— begin —

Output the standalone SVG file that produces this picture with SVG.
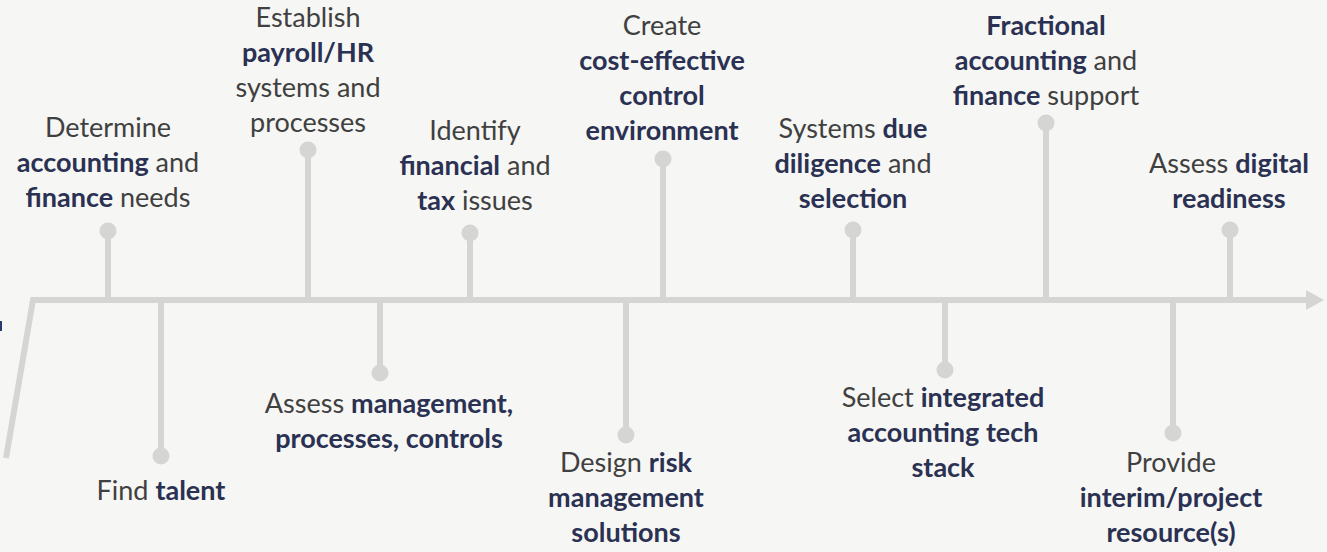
<svg xmlns="http://www.w3.org/2000/svg" width="1327" height="552" viewBox="0 0 1327 552">
<style>
.bg{fill:#f6f6f4}
.ln{stroke:#d5d5d4;stroke-width:6;fill:none}
.dot{fill:#d5d5d4}
text{font-family:Lato,"Liberation Sans",sans-serif;font-size:27px;fill:#404040;text-anchor:middle}
.b{font-weight:bold;fill:#2a3152}
</style>
<defs>
<marker id="arr" viewBox="0 0 18 20" refX="0" refY="10" markerWidth="18" markerHeight="20" markerUnits="userSpaceOnUse" orient="auto">
<path d="M0,0 L18,10 L0,20 Z" fill="#d5d5d4"/>
</marker>
</defs>
<rect class="bg" x="0" y="0" width="1327" height="552"/>
<rect x="0" y="321" width="2" height="10" fill="#2a3a70"/>
<g id="connectors">
<path class="ln" d="M6,458 L33,300 L1306,300" marker-end="url(#arr)"/>
<line class="ln" x1="108" y1="231" x2="108" y2="300"/>
<line class="ln" x1="308" y1="150" x2="308" y2="300"/>
<line class="ln" x1="470" y1="233" x2="470" y2="300"/>
<line class="ln" x1="663" y1="159" x2="663" y2="300"/>
<line class="ln" x1="853" y1="230" x2="853" y2="300"/>
<line class="ln" x1="1046" y1="123" x2="1046" y2="300"/>
<line class="ln" x1="1230" y1="230" x2="1230" y2="300"/>
<line class="ln" x1="161" y1="300" x2="161" y2="456"/>
<line class="ln" x1="380" y1="300" x2="380" y2="373"/>
<line class="ln" x1="626" y1="300" x2="626" y2="435"/>
<line class="ln" x1="945" y1="300" x2="945" y2="370"/>
<line class="ln" x1="1173" y1="300" x2="1173" y2="433"/>
</g>
<g id="n1"><circle class="dot" cx="108" cy="231" r="8.5"/>
<text x="108" y="137">Determine</text>
<text x="108" y="172"><tspan class="b">accounting</tspan> and</text>
<text x="108" y="207"><tspan class="b">finance</tspan> needs</text></g>
<g id="n2"><circle class="dot" cx="161" cy="456" r="8.5"/>
<text x="161" y="500">Find <tspan class="b">talent</tspan></text></g>
<g id="n3"><circle class="dot" cx="308" cy="150" r="8.5"/>
<text x="308" y="27">Establish</text>
<text x="308" y="62" class="b">payroll/HR</text>
<text x="308" y="97">systems and</text>
<text x="308" y="132">processes</text></g>
<g id="n4"><circle class="dot" cx="380" cy="373" r="8.5"/>
<text x="389" y="413">Assess <tspan class="b">management,</tspan></text>
<text x="389" y="448" class="b">processes, controls</text></g>
<g id="n5"><circle class="dot" cx="470" cy="233" r="8.5"/>
<text x="475" y="140">Identify</text>
<text x="475" y="175"><tspan class="b">financial</tspan> and</text>
<text x="475" y="210"><tspan class="b">tax</tspan> issues</text></g>
<g id="n6"><circle class="dot" cx="626" cy="435" r="8.5"/>
<text x="626" y="472">Design <tspan class="b">risk</tspan></text>
<text x="626" y="507" class="b">management</text>
<text x="626" y="542" class="b">solutions</text></g>
<g id="n7"><circle class="dot" cx="663" cy="159" r="8.5"/>
<text x="662" y="35">Create</text>
<text x="662" y="70" class="b">cost-effective</text>
<text x="662" y="105" class="b">control</text>
<text x="662" y="140" class="b">environment</text></g>
<g id="n8"><circle class="dot" cx="853" cy="230" r="8.5"/>
<text x="853" y="138">Systems <tspan class="b">due</tspan></text>
<text x="853" y="173"><tspan class="b">diligence</tspan> and</text>
<text x="853" y="208" class="b">selection</text></g>
<g id="n9"><circle class="dot" cx="945" cy="370" r="8.5"/>
<text x="943" y="407">Select <tspan class="b">integrated</tspan></text>
<text x="943" y="442" class="b">accounting tech</text>
<text x="943" y="477" class="b">stack</text></g>
<g id="n10"><circle class="dot" cx="1046" cy="123" r="8.5"/>
<text x="1046" y="35" class="b">Fractional</text>
<text x="1046" y="70"><tspan class="b">accounting</tspan> and</text>
<text x="1046" y="105"><tspan class="b">finance</tspan> support</text></g>
<g id="n11"><circle class="dot" cx="1173" cy="433" r="8.5"/>
<text x="1171" y="472">Provide</text>
<text x="1171" y="507" class="b">interim/project</text>
<text x="1171" y="542" class="b">resource(s)</text></g>
<g id="n12"><circle class="dot" cx="1230" cy="230" r="8.5"/>
<text x="1229" y="173">Assess <tspan class="b">digital</tspan></text>
<text x="1229" y="208" class="b">readiness</text></g>
</svg>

— end —

Retype the whole listing, keeping every line identical and omitting all pictures.

» Response for this exercise
Output the standalone SVG file that produces this picture with SVG.
<svg xmlns="http://www.w3.org/2000/svg" width="1327" height="552" viewBox="0 0 1327 552">
<style>
.bg{fill:#f6f6f4}
.ln{stroke:#d5d5d4;stroke-width:6;fill:none}
.dot{fill:#d5d5d4}
text{font-family:Lato,"Liberation Sans",sans-serif;font-size:27px;fill:#404040;text-anchor:middle}
.b{font-weight:bold;fill:#2a3152}
</style>
<defs>
<marker id="arr" viewBox="0 0 18 20" refX="0" refY="10" markerWidth="18" markerHeight="20" markerUnits="userSpaceOnUse" orient="auto">
<path d="M0,0 L18,10 L0,20 Z" fill="#d5d5d4"/>
</marker>
</defs>
<rect class="bg" x="0" y="0" width="1327" height="552"/>
<rect x="0" y="321" width="2" height="10" fill="#2a3a70"/>
<g id="connectors">
<path class="ln" d="M6,458 L33,300 L1306,300" marker-end="url(#arr)"/>
<line class="ln" x1="108" y1="231" x2="108" y2="300"/>
<line class="ln" x1="308" y1="150" x2="308" y2="300"/>
<line class="ln" x1="470" y1="233" x2="470" y2="300"/>
<line class="ln" x1="663" y1="159" x2="663" y2="300"/>
<line class="ln" x1="853" y1="230" x2="853" y2="300"/>
<line class="ln" x1="1046" y1="123" x2="1046" y2="300"/>
<line class="ln" x1="1230" y1="230" x2="1230" y2="300"/>
<line class="ln" x1="161" y1="300" x2="161" y2="456"/>
<line class="ln" x1="380" y1="300" x2="380" y2="373"/>
<line class="ln" x1="626" y1="300" x2="626" y2="435"/>
<line class="ln" x1="945" y1="300" x2="945" y2="370"/>
<line class="ln" x1="1173" y1="300" x2="1173" y2="433"/>
</g>
<g id="n1"><circle class="dot" cx="108" cy="231" r="8.5"/>
<text x="108" y="137">Determine</text>
<text x="108" y="172"><tspan class="b">accounting</tspan> and</text>
<text x="108" y="207"><tspan class="b">finance</tspan> needs</text></g>
<g id="n2"><circle class="dot" cx="161" cy="456" r="8.5"/>
<text x="161" y="500">Find <tspan class="b">talent</tspan></text></g>
<g id="n3"><circle class="dot" cx="308" cy="150" r="8.5"/>
<text x="308" y="27">Establish</text>
<text x="308" y="62" class="b">payroll/HR</text>
<text x="308" y="97">systems and</text>
<text x="308" y="132">processes</text></g>
<g id="n4"><circle class="dot" cx="380" cy="373" r="8.5"/>
<text x="389" y="413">Assess <tspan class="b">management,</tspan></text>
<text x="389" y="448" class="b">processes, controls</text></g>
<g id="n5"><circle class="dot" cx="470" cy="233" r="8.5"/>
<text x="475" y="140">Identify</text>
<text x="475" y="175"><tspan class="b">financial</tspan> and</text>
<text x="475" y="210"><tspan class="b">tax</tspan> issues</text></g>
<g id="n6"><circle class="dot" cx="626" cy="435" r="8.5"/>
<text x="626" y="472">Design <tspan class="b">risk</tspan></text>
<text x="626" y="507" class="b">management</text>
<text x="626" y="542" class="b">solutions</text></g>
<g id="n7"><circle class="dot" cx="663" cy="159" r="8.5"/>
<text x="662" y="35">Create</text>
<text x="662" y="70" class="b">cost-effective</text>
<text x="662" y="105" class="b">control</text>
<text x="662" y="140" class="b">environment</text></g>
<g id="n8"><circle class="dot" cx="853" cy="230" r="8.5"/>
<text x="853" y="138">Systems <tspan class="b">due</tspan></text>
<text x="853" y="173"><tspan class="b">diligence</tspan> and</text>
<text x="853" y="208" class="b">selection</text></g>
<g id="n9"><circle class="dot" cx="945" cy="370" r="8.5"/>
<text x="943" y="407">Select <tspan class="b">integrated</tspan></text>
<text x="943" y="442" class="b">accounting tech</text>
<text x="943" y="477" class="b">stack</text></g>
<g id="n10"><circle class="dot" cx="1046" cy="123" r="8.5"/>
<text x="1046" y="35" class="b">Fractional</text>
<text x="1046" y="70"><tspan class="b">accounting</tspan> and</text>
<text x="1046" y="105"><tspan class="b">finance</tspan> support</text></g>
<g id="n11"><circle class="dot" cx="1173" cy="433" r="8.5"/>
<text x="1171" y="472">Provide</text>
<text x="1171" y="507" class="b">interim/project</text>
<text x="1171" y="542" class="b">resource(s)</text></g>
<g id="n12"><circle class="dot" cx="1230" cy="230" r="8.5"/>
<text x="1229" y="173">Assess <tspan class="b">digital</tspan></text>
<text x="1229" y="208" class="b">readiness</text></g>
</svg>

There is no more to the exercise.